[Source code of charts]

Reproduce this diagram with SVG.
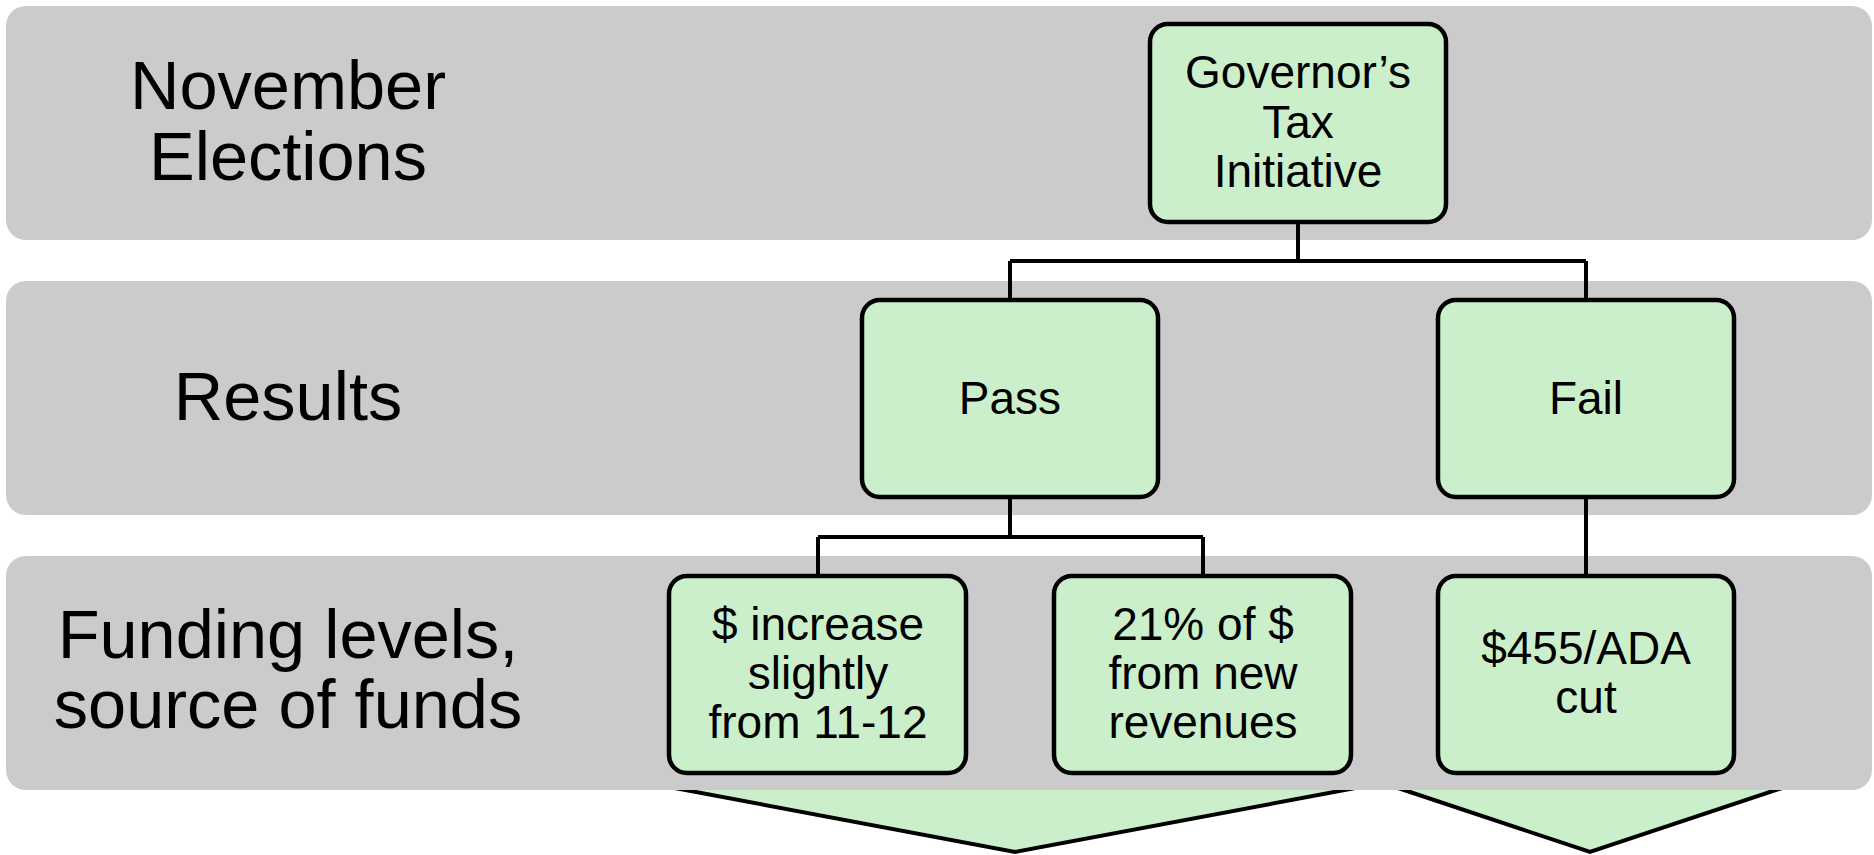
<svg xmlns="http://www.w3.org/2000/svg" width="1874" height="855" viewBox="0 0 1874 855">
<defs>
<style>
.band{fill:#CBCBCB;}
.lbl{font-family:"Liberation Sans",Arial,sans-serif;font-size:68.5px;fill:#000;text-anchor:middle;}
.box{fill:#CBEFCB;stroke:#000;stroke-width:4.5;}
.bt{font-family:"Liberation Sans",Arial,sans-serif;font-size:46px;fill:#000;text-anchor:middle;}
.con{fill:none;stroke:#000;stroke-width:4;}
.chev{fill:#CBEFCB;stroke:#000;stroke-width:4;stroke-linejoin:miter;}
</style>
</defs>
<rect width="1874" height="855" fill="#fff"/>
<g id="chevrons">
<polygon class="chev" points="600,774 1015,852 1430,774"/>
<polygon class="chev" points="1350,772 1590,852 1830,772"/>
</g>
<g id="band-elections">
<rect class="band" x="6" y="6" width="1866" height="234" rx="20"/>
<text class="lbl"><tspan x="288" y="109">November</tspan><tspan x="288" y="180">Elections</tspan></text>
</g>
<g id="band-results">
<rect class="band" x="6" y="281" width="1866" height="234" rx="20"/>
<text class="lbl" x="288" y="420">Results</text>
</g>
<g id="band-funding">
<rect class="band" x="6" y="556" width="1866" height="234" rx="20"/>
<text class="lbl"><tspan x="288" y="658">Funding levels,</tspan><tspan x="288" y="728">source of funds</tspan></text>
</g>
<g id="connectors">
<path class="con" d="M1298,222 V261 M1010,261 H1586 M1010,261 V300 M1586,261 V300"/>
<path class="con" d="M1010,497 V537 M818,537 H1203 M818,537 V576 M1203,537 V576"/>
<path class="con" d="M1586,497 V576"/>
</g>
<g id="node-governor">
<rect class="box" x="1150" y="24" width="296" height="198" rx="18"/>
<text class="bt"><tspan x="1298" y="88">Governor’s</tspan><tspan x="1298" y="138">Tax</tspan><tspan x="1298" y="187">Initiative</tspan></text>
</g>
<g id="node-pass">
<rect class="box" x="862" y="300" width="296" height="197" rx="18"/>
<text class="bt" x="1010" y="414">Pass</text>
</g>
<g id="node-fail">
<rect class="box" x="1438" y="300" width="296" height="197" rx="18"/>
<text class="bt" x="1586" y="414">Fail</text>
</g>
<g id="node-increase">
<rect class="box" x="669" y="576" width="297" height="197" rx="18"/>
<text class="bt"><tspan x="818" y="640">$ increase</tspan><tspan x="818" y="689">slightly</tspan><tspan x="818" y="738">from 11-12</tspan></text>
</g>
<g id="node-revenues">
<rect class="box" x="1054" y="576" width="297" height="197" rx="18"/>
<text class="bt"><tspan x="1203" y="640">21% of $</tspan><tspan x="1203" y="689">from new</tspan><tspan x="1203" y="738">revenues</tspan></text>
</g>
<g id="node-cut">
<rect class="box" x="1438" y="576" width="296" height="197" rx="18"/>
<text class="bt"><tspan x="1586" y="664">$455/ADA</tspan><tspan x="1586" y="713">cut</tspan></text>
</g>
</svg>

--

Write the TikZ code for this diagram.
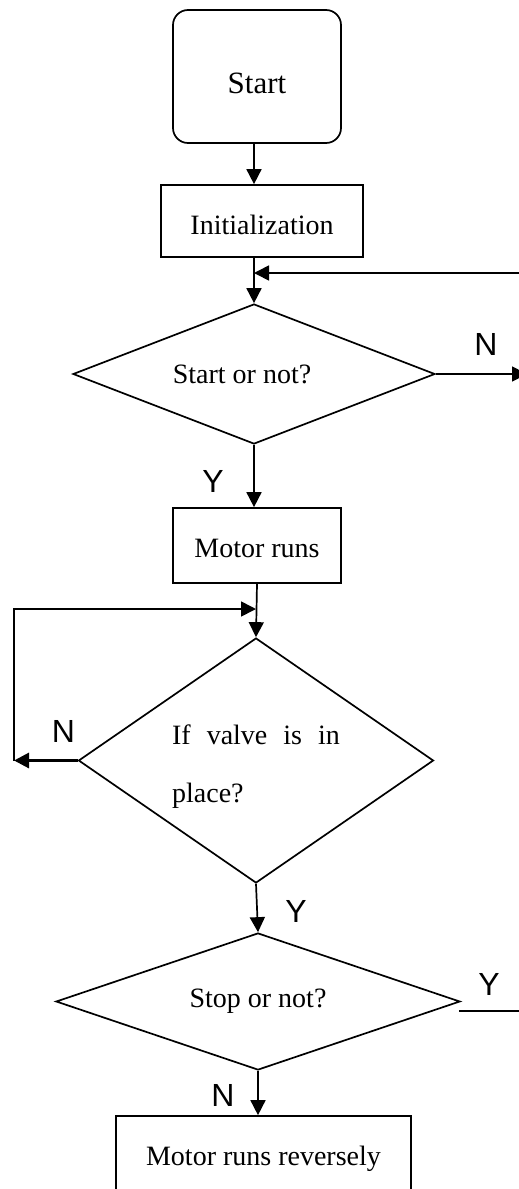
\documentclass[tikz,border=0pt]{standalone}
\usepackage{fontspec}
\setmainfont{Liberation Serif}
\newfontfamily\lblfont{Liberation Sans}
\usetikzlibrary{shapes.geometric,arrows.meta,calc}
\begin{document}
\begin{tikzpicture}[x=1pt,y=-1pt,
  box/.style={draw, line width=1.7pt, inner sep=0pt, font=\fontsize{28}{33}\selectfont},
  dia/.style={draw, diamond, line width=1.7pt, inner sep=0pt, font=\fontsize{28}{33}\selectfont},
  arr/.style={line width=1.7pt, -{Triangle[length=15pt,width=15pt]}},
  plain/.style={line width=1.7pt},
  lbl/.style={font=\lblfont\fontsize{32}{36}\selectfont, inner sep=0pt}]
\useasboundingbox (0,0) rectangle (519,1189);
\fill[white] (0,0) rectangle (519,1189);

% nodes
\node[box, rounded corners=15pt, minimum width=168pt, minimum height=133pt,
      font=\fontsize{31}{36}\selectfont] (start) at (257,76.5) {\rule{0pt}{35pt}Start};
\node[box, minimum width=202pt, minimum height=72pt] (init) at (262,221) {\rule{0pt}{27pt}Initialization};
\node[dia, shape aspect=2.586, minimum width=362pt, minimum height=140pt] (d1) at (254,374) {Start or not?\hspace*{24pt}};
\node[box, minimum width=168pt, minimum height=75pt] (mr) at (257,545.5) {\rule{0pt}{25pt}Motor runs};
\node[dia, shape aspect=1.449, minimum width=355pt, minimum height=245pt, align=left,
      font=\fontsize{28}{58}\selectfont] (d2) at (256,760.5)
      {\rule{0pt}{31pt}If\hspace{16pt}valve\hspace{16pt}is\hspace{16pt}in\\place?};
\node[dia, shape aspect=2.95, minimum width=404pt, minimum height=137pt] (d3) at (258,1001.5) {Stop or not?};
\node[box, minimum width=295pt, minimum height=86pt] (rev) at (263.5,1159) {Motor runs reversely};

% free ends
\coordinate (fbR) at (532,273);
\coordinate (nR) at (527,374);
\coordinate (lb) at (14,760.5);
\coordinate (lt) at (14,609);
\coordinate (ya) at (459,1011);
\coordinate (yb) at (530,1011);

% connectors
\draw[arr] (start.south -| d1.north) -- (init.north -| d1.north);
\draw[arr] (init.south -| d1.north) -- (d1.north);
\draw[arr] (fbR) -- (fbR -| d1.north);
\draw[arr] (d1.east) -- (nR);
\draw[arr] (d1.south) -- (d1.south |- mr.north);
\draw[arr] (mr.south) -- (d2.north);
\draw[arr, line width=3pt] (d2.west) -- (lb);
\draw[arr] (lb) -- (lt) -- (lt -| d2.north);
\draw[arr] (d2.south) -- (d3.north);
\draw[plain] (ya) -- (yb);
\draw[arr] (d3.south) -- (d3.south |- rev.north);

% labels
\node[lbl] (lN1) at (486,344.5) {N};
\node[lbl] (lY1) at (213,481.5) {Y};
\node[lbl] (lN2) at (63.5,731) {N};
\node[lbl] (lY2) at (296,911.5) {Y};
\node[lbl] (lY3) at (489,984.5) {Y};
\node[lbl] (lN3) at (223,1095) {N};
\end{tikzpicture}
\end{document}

**Stated goal**
Beginning with the line above that contains "Write the TikZ code for this diagram." and ending with the line that contains "minimum width=295pt, minimum", quote each line exactly, keeping out the pictures.

**Response to the exercise**
Write the TikZ code for this diagram.
\documentclass[tikz,border=0pt]{standalone}
\usepackage{fontspec}
\setmainfont{Liberation Serif}
\newfontfamily\lblfont{Liberation Sans}
\usetikzlibrary{shapes.geometric,arrows.meta,calc}
\begin{document}
\begin{tikzpicture}[x=1pt,y=-1pt,
  box/.style={draw, line width=1.7pt, inner sep=0pt, font=\fontsize{28}{33}\selectfont},
  dia/.style={draw, diamond, line width=1.7pt, inner sep=0pt, font=\fontsize{28}{33}\selectfont},
  arr/.style={line width=1.7pt, -{Triangle[length=15pt,width=15pt]}},
  plain/.style={line width=1.7pt},
  lbl/.style={font=\lblfont\fontsize{32}{36}\selectfont, inner sep=0pt}]
\useasboundingbox (0,0) rectangle (519,1189);
\fill[white] (0,0) rectangle (519,1189);

% nodes
\node[box, rounded corners=15pt, minimum width=168pt, minimum height=133pt,
      font=\fontsize{31}{36}\selectfont] (start) at (257,76.5) {\rule{0pt}{35pt}Start};
\node[box, minimum width=202pt, minimum height=72pt] (init) at (262,221) {\rule{0pt}{27pt}Initialization};
\node[dia, shape aspect=2.586, minimum width=362pt, minimum height=140pt] (d1) at (254,374) {Start or not?\hspace*{24pt}};
\node[box, minimum width=168pt, minimum height=75pt] (mr) at (257,545.5) {\rule{0pt}{25pt}Motor runs};
\node[dia, shape aspect=1.449, minimum width=355pt, minimum height=245pt, align=left,
      font=\fontsize{28}{58}\selectfont] (d2) at (256,760.5)
      {\rule{0pt}{31pt}If\hspace{16pt}valve\hspace{16pt}is\hspace{16pt}in\\place?};
\node[dia, shape aspect=2.95, minimum width=404pt, minimum height=137pt] (d3) at (258,1001.5) {Stop or not?};
\node[box, minimum width=295pt, minimum height=86pt] (rev) at (263.5,1159) {Motor runs reversely};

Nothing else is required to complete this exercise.